# AIM
Go through the data below and copy it exactly, skipping every picture.

# DATA SECTION
⟨

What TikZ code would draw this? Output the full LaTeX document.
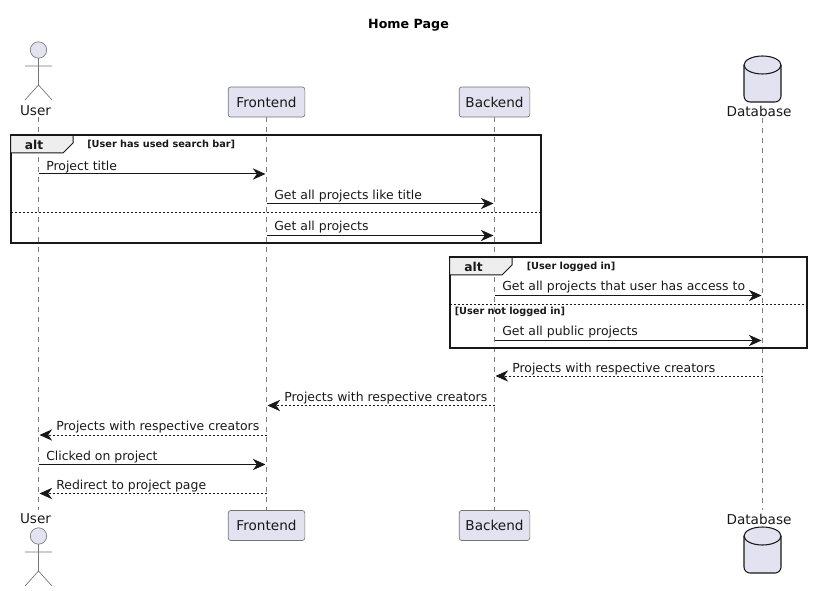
\documentclass[tikz,border=0pt]{standalone}
\usepackage{fontspec}
\setmainfont{DejaVu Sans}
\usetikzlibrary{arrows.meta,positioning}
\definecolor{Lilac}{HTML}{E2E2F0}
\definecolor{Ink}{HTML}{181818}
\definecolor{TabGrey}{HTML}{EEEEEE}
\begin{document}
\begin{tikzpicture}[x=0.75pt,y=-0.75pt,
  part/.style={rounded corners=2pt, fill=Lilac, draw=Ink!60, line width=0.5pt,
               minimum height=22.6pt, inner sep=0pt,
               font=\fontsize{10.2pt}{12pt}\selectfont, text=Ink},
  who/.style={inner sep=0pt, font=\fontsize{10.2pt}{12pt}\selectfont, text=Ink},
  body/.style={draw=Ink!60, line width=0.5pt},
  drum/.style={draw=Ink, fill=Lilac, line width=0.8pt},
  life/.style={draw=Ink!55, line width=0.5pt, dash pattern=on 3.75pt off 3.75pt},
  msg/.style={draw=Ink, line width=0.75pt, shorten >=0.75pt,
              -{Stealth[length=9.5pt,width=8.5pt,inset=3pt]}},
  back/.style={msg, dash pattern=on 1.5pt off 1.5pt},
  lbl/.style={anchor=base west, inner sep=0pt,
              font=\fontsize{9.33pt}{11pt}\selectfont, text=Ink},
  frame/.style={draw=Ink, line width=1.5pt},
  tab/.style={draw=Ink, fill=TabGrey, line width=0.75pt},
  split/.style={draw=Ink, line width=0.6pt, dash pattern=on 1.5pt off 1.5pt},
  guard/.style={anchor=base west, inner sep=0pt,
                font=\fontsize{7.3pt}{9pt}\selectfont\bfseries, text=Ink},
  altname/.style={inner sep=0pt, font=\fontsize{9.2pt}{11pt}\selectfont\bfseries, text=Ink}]
  \useasboundingbox (0,0) rectangle (813,591);
  \node[font=\fontsize{9.5pt}{11pt}\selectfont\bfseries, text=black] (title) at (408.5,25) {Home Page};

  % heads
  \node[who] (userTag) at (35.5,111) {User};
  \node[part, minimum width=57.5pt] (frontTag) at (266.5,102) {Frontend};
  \node[part, minimum width=53pt] (backTag) at (494.5,102) {Backend};
  \node[who] (dbTag) at (759,111) {Database};
  % feet
  \node[who] (userEnd) at (35.5,519) {User};
  \node[part, minimum width=57.5pt] (frontEnd) at (266.5,525.5) {Frontend};
  \node[part, minimum width=53pt] (backEnd) at (494.5,525.5) {Backend};
  \node[who] (dbEnd) at (759,519) {Database};

  % lifelines
  \coordinate (userTop) at (38.5,117);
  \coordinate (userBot) at (38.5,510);
  \coordinate (dbTop) at (762.5,118);
  \coordinate (dbBot) at (762.5,510);
  \draw[life] (userTop) -- (userBot);
  \draw[life] (frontTag.south) -- (frontEnd.north);
  \draw[life] (backTag.south) -- (backEnd.north);
  \draw[life] (dbTop) -- (dbBot);

  % actors
  \foreach \yy in {50,536}{
    \draw[body, fill=Lilac] (38.5,\yy) circle (8.2);
    \draw[body] (38.5,\yy+8.2) -- (38.5,\yy+35) (25,\yy+16) -- (52,\yy+16)
                (25,\yy+50) -- (38.5,\yy+35) -- (52,\yy+50);
  }
  % databases
  \foreach \yy in {56,527}{
    \draw[drum] (744,\yy+9) arc[start angle=180, end angle=360, x radius=18.5, y radius=9]
                -- (781,\yy+40) arc[start angle=0, end angle=90, x radius=6, y radius=6]
                -- (750,\yy+46) arc[start angle=90, end angle=180, x radius=6, y radius=6] -- cycle;
    \draw[drum, fill=none] (744,\yy+9) arc[start angle=180, end angle=0, x radius=18.5, y radius=9];
  }

  % first alt
  \draw[frame] (10.5,135.5) rectangle (540.5,243.5);
  \draw[split] (10.5,212) -- (540.5,212);
  \draw[tab] (10.5,135.5) -- (73,135.5) -- (73,143) -- (63,153) -- (10.5,153) -- cycle;
  \node[altname] (altA) at (34,145) {alt};
  \node[guard] (guardA) at (87,148) {[User has used search bar]};

  % second alt
  \draw[frame] (449.5,257.5) rectangle (807,348);
  \draw[split] (449.5,304) -- (807,304);
  \draw[tab] (449.5,257.5) -- (512,257.5) -- (512,265) -- (502,275) -- (449.5,275) -- cycle;
  \node[altname] (altB) at (473.5,267) {alt};
  \node[guard] (guardB) at (526.5,270) {[User logged in]};
  \node[guard] (guardC) at (454.5,315) {[User not logged in]};

  % rows
  \coordinate (m1) at (0,174);
  \coordinate (m2) at (0,203.5);
  \coordinate (m3) at (0,235.5);
  \coordinate (m4) at (0,295.5);
  \coordinate (m5) at (0,340.5);
  \coordinate (m6) at (0,376);
  \coordinate (m7) at (0,405.5);
  \coordinate (m8) at (0,435);
  \coordinate (m9) at (0,464.5);
  \coordinate (m10) at (0,493.5);

  \draw[msg] (userTop |- m1) -- (frontTag |- m1);
  \draw[msg] (frontTag |- m2) -- (backTag |- m2);
  \draw[msg] (frontTag |- m3) -- (backTag |- m3);
  \draw[msg] (backTag |- m4) -- (dbTop |- m4);
  \draw[msg] (backTag |- m5) -- (dbTop |- m5);
  \draw[back] (dbTop |- m6) -- (backTag |- m6);
  \draw[back] (backTag |- m7) -- (frontTag |- m7);
  \draw[back] (frontTag |- m8) -- (userTop |- m8);
  \draw[msg] (userTop |- m9) -- (frontTag |- m9);
  \draw[back] (frontTag |- m10) -- (userTop |- m10);

  \node[lbl] (t1) at (46,170.5) {Project title};
  \node[lbl] (t2) at (274,200) {Get all projects like title};
  \node[lbl] (t3) at (274,230.5) {Get all projects};
  \node[lbl] (t4) at (502,291) {Get all projects that user has access to};
  \node[lbl] (t5) at (502,335.5) {Get all public projects};
  \node[lbl] (t6) at (512,372) {Projects with respective creators};
  \node[lbl] (t7) at (284,401) {Projects with respective creators};
  \node[lbl] (t8) at (56,430.5) {Projects with respective creators};
  \node[lbl] (t9) at (46,460) {Clicked on project};
  \node[lbl] (t10) at (56,489) {Redirect to project page};
\end{tikzpicture}
\end{document}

⟩

# RESULT
What TikZ code would draw this? Output the full LaTeX document.
\documentclass[tikz,border=0pt]{standalone}
\usepackage{fontspec}
\setmainfont{DejaVu Sans}
\usetikzlibrary{arrows.meta,positioning}
\definecolor{Lilac}{HTML}{E2E2F0}
\definecolor{Ink}{HTML}{181818}
\definecolor{TabGrey}{HTML}{EEEEEE}
\begin{document}
\begin{tikzpicture}[x=0.75pt,y=-0.75pt,
  part/.style={rounded corners=2pt, fill=Lilac, draw=Ink!60, line width=0.5pt,
               minimum height=22.6pt, inner sep=0pt,
               font=\fontsize{10.2pt}{12pt}\selectfont, text=Ink},
  who/.style={inner sep=0pt, font=\fontsize{10.2pt}{12pt}\selectfont, text=Ink},
  body/.style={draw=Ink!60, line width=0.5pt},
  drum/.style={draw=Ink, fill=Lilac, line width=0.8pt},
  life/.style={draw=Ink!55, line width=0.5pt, dash pattern=on 3.75pt off 3.75pt},
  msg/.style={draw=Ink, line width=0.75pt, shorten >=0.75pt,
              -{Stealth[length=9.5pt,width=8.5pt,inset=3pt]}},
  back/.style={msg, dash pattern=on 1.5pt off 1.5pt},
  lbl/.style={anchor=base west, inner sep=0pt,
              font=\fontsize{9.33pt}{11pt}\selectfont, text=Ink},
  frame/.style={draw=Ink, line width=1.5pt},
  tab/.style={draw=Ink, fill=TabGrey, line width=0.75pt},
  split/.style={draw=Ink, line width=0.6pt, dash pattern=on 1.5pt off 1.5pt},
  guard/.style={anchor=base west, inner sep=0pt,
                font=\fontsize{7.3pt}{9pt}\selectfont\bfseries, text=Ink},
  altname/.style={inner sep=0pt, font=\fontsize{9.2pt}{11pt}\selectfont\bfseries, text=Ink}]
  \useasboundingbox (0,0) rectangle (813,591);
  \node[font=\fontsize{9.5pt}{11pt}\selectfont\bfseries, text=black] (title) at (408.5,25) {Home Page};

  % heads
  \node[who] (userTag) at (35.5,111) {User};
  \node[part, minimum width=57.5pt] (frontTag) at (266.5,102) {Frontend};
  \node[part, minimum width=53pt] (backTag) at (494.5,102) {Backend};
  \node[who] (dbTag) at (759,111) {Database};
  % feet
  \node[who] (userEnd) at (35.5,519) {User};
  \node[part, minimum width=57.5pt] (frontEnd) at (266.5,525.5) {Frontend};
  \node[part, minimum width=53pt] (backEnd) at (494.5,525.5) {Backend};
  \node[who] (dbEnd) at (759,519) {Database};

  % lifelines
  \coordinate (userTop) at (38.5,117);
  \coordinate (userBot) at (38.5,510);
  \coordinate (dbTop) at (762.5,118);
  \coordinate (dbBot) at (762.5,510);
  \draw[life] (userTop) -- (userBot);
  \draw[life] (frontTag.south) -- (frontEnd.north);
  \draw[life] (backTag.south) -- (backEnd.north);
  \draw[life] (dbTop) -- (dbBot);

  % actors
  \foreach \yy in {50,536}{
    \draw[body, fill=Lilac] (38.5,\yy) circle (8.2);
    \draw[body] (38.5,\yy+8.2) -- (38.5,\yy+35) (25,\yy+16) -- (52,\yy+16)
                (25,\yy+50) -- (38.5,\yy+35) -- (52,\yy+50);
  }
  % databases
  \foreach \yy in {56,527}{
    \draw[drum] (744,\yy+9) arc[start angle=180, end angle=360, x radius=18.5, y radius=9]
                -- (781,\yy+40) arc[start angle=0, end angle=90, x radius=6, y radius=6]
                -- (750,\yy+46) arc[start angle=90, end angle=180, x radius=6, y radius=6] -- cycle;
    \draw[drum, fill=none] (744,\yy+9) arc[start angle=180, end angle=0, x radius=18.5, y radius=9];
  }

  % first alt
  \draw[frame] (10.5,135.5) rectangle (540.5,243.5);
  \draw[split] (10.5,212) -- (540.5,212);
  \draw[tab] (10.5,135.5) -- (73,135.5) -- (73,143) -- (63,153) -- (10.5,153) -- cycle;
  \node[altname] (altA) at (34,145) {alt};
  \node[guard] (guardA) at (87,148) {[User has used search bar]};

  % second alt
  \draw[frame] (449.5,257.5) rectangle (807,348);
  \draw[split] (449.5,304) -- (807,304);
  \draw[tab] (449.5,257.5) -- (512,257.5) -- (512,265) -- (502,275) -- (449.5,275) -- cycle;
  \node[altname] (altB) at (473.5,267) {alt};
  \node[guard] (guardB) at (526.5,270) {[User logged in]};
  \node[guard] (guardC) at (454.5,315) {[User not logged in]};

  % rows
  \coordinate (m1) at (0,174);
  \coordinate (m2) at (0,203.5);
  \coordinate (m3) at (0,235.5);
  \coordinate (m4) at (0,295.5);
  \coordinate (m5) at (0,340.5);
  \coordinate (m6) at (0,376);
  \coordinate (m7) at (0,405.5);
  \coordinate (m8) at (0,435);
  \coordinate (m9) at (0,464.5);
  \coordinate (m10) at (0,493.5);

  \draw[msg] (userTop |- m1) -- (frontTag |- m1);
  \draw[msg] (frontTag |- m2) -- (backTag |- m2);
  \draw[msg] (frontTag |- m3) -- (backTag |- m3);
  \draw[msg] (backTag |- m4) -- (dbTop |- m4);
  \draw[msg] (backTag |- m5) -- (dbTop |- m5);
  \draw[back] (dbTop |- m6) -- (backTag |- m6);
  \draw[back] (backTag |- m7) -- (frontTag |- m7);
  \draw[back] (frontTag |- m8) -- (userTop |- m8);
  \draw[msg] (userTop |- m9) -- (frontTag |- m9);
  \draw[back] (frontTag |- m10) -- (userTop |- m10);

  \node[lbl] (t1) at (46,170.5) {Project title};
  \node[lbl] (t2) at (274,200) {Get all projects like title};
  \node[lbl] (t3) at (274,230.5) {Get all projects};
  \node[lbl] (t4) at (502,291) {Get all projects that user has access to};
  \node[lbl] (t5) at (502,335.5) {Get all public projects};
  \node[lbl] (t6) at (512,372) {Projects with respective creators};
  \node[lbl] (t7) at (284,401) {Projects with respective creators};
  \node[lbl] (t8) at (56,430.5) {Projects with respective creators};
  \node[lbl] (t9) at (46,460) {Clicked on project};
  \node[lbl] (t10) at (56,489) {Redirect to project page};
\end{tikzpicture}
\end{document}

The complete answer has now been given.